In case it gives you ideas for improving your security,
I'll make some general comments on key management,
based on my limited experience in this domain.
Ideas, corrections, and feedback welcome.
Companies with high security needs and big budgets
tend to employ
Key Management Servers (KMS)
and/or
Hardware Security Modules (HSMs) to protect their keys.
I have some experience with writing (C++) client code that uses a KMS.
I have no first-hand experience with HSMs.
The overall strategy is to setup a dedicated and separate physical machine -
a Key Management Server - to manage and protect all keys in your system.
The KMS is configured to talk to trusted clients only.
KMS's can be expensive - and physically isolated if required.

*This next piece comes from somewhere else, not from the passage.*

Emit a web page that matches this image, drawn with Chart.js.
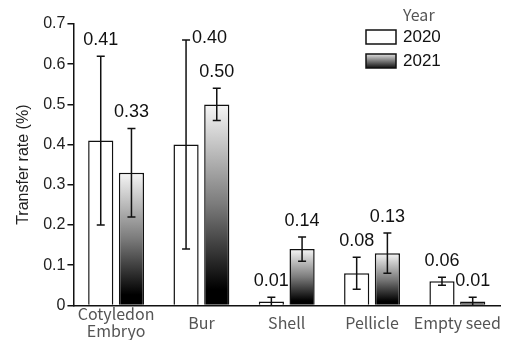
<!DOCTYPE html>
<html>
<head>
<meta charset="utf-8">
<script src="https://cdn.jsdelivr.net/npm/chart.js@4"></script>
<style>
  html, body { margin: 0; padding: 0; background: #fff; overflow: hidden; }
  #wrap { width: 514px; height: 349px; }
</style>
</head>
<body>
<div id="wrap"><canvas id="chart"></canvas></div>
<script>
// ---- data ----
const categories = [['Cotyledon', 'Embryo'], 'Bur', 'Shell', 'Pellicle', 'Empty seed'];
const years = ['2020', '2021'];
const rate2020 = [0.41, 0.40, 0.01, 0.08, 0.06];
const rate2021 = [0.33, 0.50, 0.14, 0.13, 0.01];
const errLow2020 = [0.20, 0.14, 0.00, 0.04, 0.05];
const errHigh2020 = [0.62, 0.66, 0.02, 0.12, 0.07];
const errLow2021 = [0.22, 0.46, 0.11, 0.08, 0.00];
const errHigh2021 = [0.44, 0.54, 0.17, 0.18, 0.02];
const yTicks = [0, 0.1, 0.2, 0.3, 0.4, 0.5, 0.6, 0.7];

const errLow = [errLow2020, errLow2021];
const errHigh = [errHigh2020, errHigh2021];

// white at the top of each bar, black at its base
function barGradient(ctx) {
  const chart = ctx.chart;
  if (!chart.chartArea || ctx.type !== 'data') return '#777';
  const y = chart.scales.y;
  const top = y.getPixelForValue(ctx.raw);
  const base = y.getPixelForValue(0);
  const g = chart.ctx.createLinearGradient(0, top, 0, base + 0.01);
  g.addColorStop(0, '#f6f6f6');
  g.addColorStop(0.5, '#7a7a7a');
  g.addColorStop(0.92, '#000000');
  g.addColorStop(1, '#000000');
  return g;
}

const errorBars = {
  id: 'errorBars',
  afterDatasetsDraw(chart) {
    const { ctx, scales: { y }, chartArea } = chart;
    ctx.save();
    ctx.strokeStyle = '#111';
    ctx.lineWidth = 1.5;
    chart.data.datasets.forEach((ds, d) => {
      chart.getDatasetMeta(d).data.forEach((bar, i) => {
        const hi = y.getPixelForValue(errHigh[d][i]);
        const lo = y.getPixelForValue(errLow[d][i]);
        ctx.beginPath();
        ctx.moveTo(bar.x, hi); ctx.lineTo(bar.x, lo);
        ctx.moveTo(bar.x - 4, hi); ctx.lineTo(bar.x + 4, hi);
        if (errLow[d][i] > 0) { ctx.moveTo(bar.x - 4, lo); ctx.lineTo(bar.x + 4, lo); }
        ctx.stroke();

        // value label above the cap, or beside it if no room
        ctx.fillStyle = '#111';
        ctx.font = '18px Arial, "Liberation Sans", sans-serif';
        const txt = ds.data[i].toFixed(2);
        if (hi - 16 - 9 < chartArea.top) {
          ctx.textAlign = 'left';
          ctx.textBaseline = 'middle';
          ctx.fillText(txt, bar.x + 6, hi - 2);
        } else {
          ctx.textAlign = 'center';
          ctx.textBaseline = 'middle';
          ctx.fillText(txt, bar.x, hi - 16);
        }
      });
    });
    ctx.restore();
  }
};

const yearLegend = {
  id: 'yearLegend',
  afterDraw(chart) {
    const { ctx } = chart;
    ctx.save();
    ctx.textAlign = 'left';
    ctx.textBaseline = 'middle';
    ctx.font = '16px "Noto Sans CJK JP", sans-serif';
    ctx.fillStyle = '#555';
    ctx.fillText('Year', 403, 15);
    ctx.font = '17px Arial, "Liberation Sans", sans-serif';
    ctx.lineWidth = 1.5;
    ctx.strokeStyle = '#111';
    years.forEach((yr, k) => {
      const by = 30 + k * 24;
      if (k === 0) {
        ctx.fillStyle = '#fff';
      } else {
        const g = ctx.createLinearGradient(0, by, 0, by + 14);
        g.addColorStop(0, '#e0e0e0');
        g.addColorStop(1, '#111');
        ctx.fillStyle = g;
      }
      ctx.fillRect(366, by, 30, 14);
      ctx.strokeRect(366, by, 30, 14);
      ctx.fillStyle = '#111';
      ctx.fillText(yr, 403, by + 7.5);
    });
    ctx.restore();
  }
};

new Chart(document.getElementById('chart'), {
  type: 'bar',
  data: {
    labels: categories,
    datasets: [
      {
        label: years[0],
        data: rate2020,
        backgroundColor: '#ffffff',
        borderColor: '#111',
        borderWidth: 1.5,
        barPercentage: 0.82,
        categoryPercentage: 0.72
      },
      {
        label: years[1],
        data: rate2021,
        backgroundColor: barGradient,
        borderColor: '#111',
        borderWidth: 1.5,
        barPercentage: 0.82,
        categoryPercentage: 0.72
      }
    ]
  },
  options: {
    responsive: true,
    maintainAspectRatio: false,
    animation: false,
    layout: { padding: { top: 24, right: 14, left: 14, bottom: 0 } },
    scales: {
      x: {
        grid: { display: false },
        border: { display: true, color: '#111', width: 1.5 },
        ticks: {
          color: '#555',
          autoSkip: false,
          maxRotation: 0,
          minRotation: 0,
          crossAlign: 'center',
          padding: 1,
          font: { family: '"Noto Sans CJK JP", sans-serif', size: 16, lineHeight: 1.05 }
        }
      },
      y: {
        min: 0,
        max: 0.7,
        afterBuildTicks: (axis) => { axis.ticks = yTicks.map(v => ({ value: v })); },
        grid: { drawOnChartArea: false, drawTicks: true, tickLength: 6, color: '#111', lineWidth: 1.5 },
        border: { display: true, color: '#111', width: 1.5 },
        ticks: {
          color: '#222',
          padding: 2,
          font: { family: 'Arial, "Liberation Sans", sans-serif', size: 16 },
          callback: (v) => String(Math.round(v * 10) / 10)
        },
        title: {
          display: true,
          text: 'Transfer rate (%)',
          color: '#222',
          padding: { top: 0, bottom: 8 },
          font: { family: 'Arial, "Liberation Sans", sans-serif', size: 16 }
        }
      }
    },
    plugins: {
      legend: { display: false },
      tooltip: { enabled: false }
    }
  },
  plugins: [errorBars, yearLegend]
});
</script>
</body>
</html>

Clients of the KMS must supply a set of credentials (e.g. a certificate issued by the KMS vendor).
- All keys are stored in the KMS.
- Keys are never stored in client code; they are always fetched from the KMS.
- Each key has a name and an identifier (id).
- Client code gets by id when decrypting; gets by name when encrypting. Doing that enables you to rotate the keys on the KMS at any time, and as often as you wish, without affecting client code. Getting by name gets the latest key; getting by id gets the original key (for decryption), even after a key has been rotated on the KMS.
- Keys are rotated regularly on the KMS - immediately if a key is known to be compromised.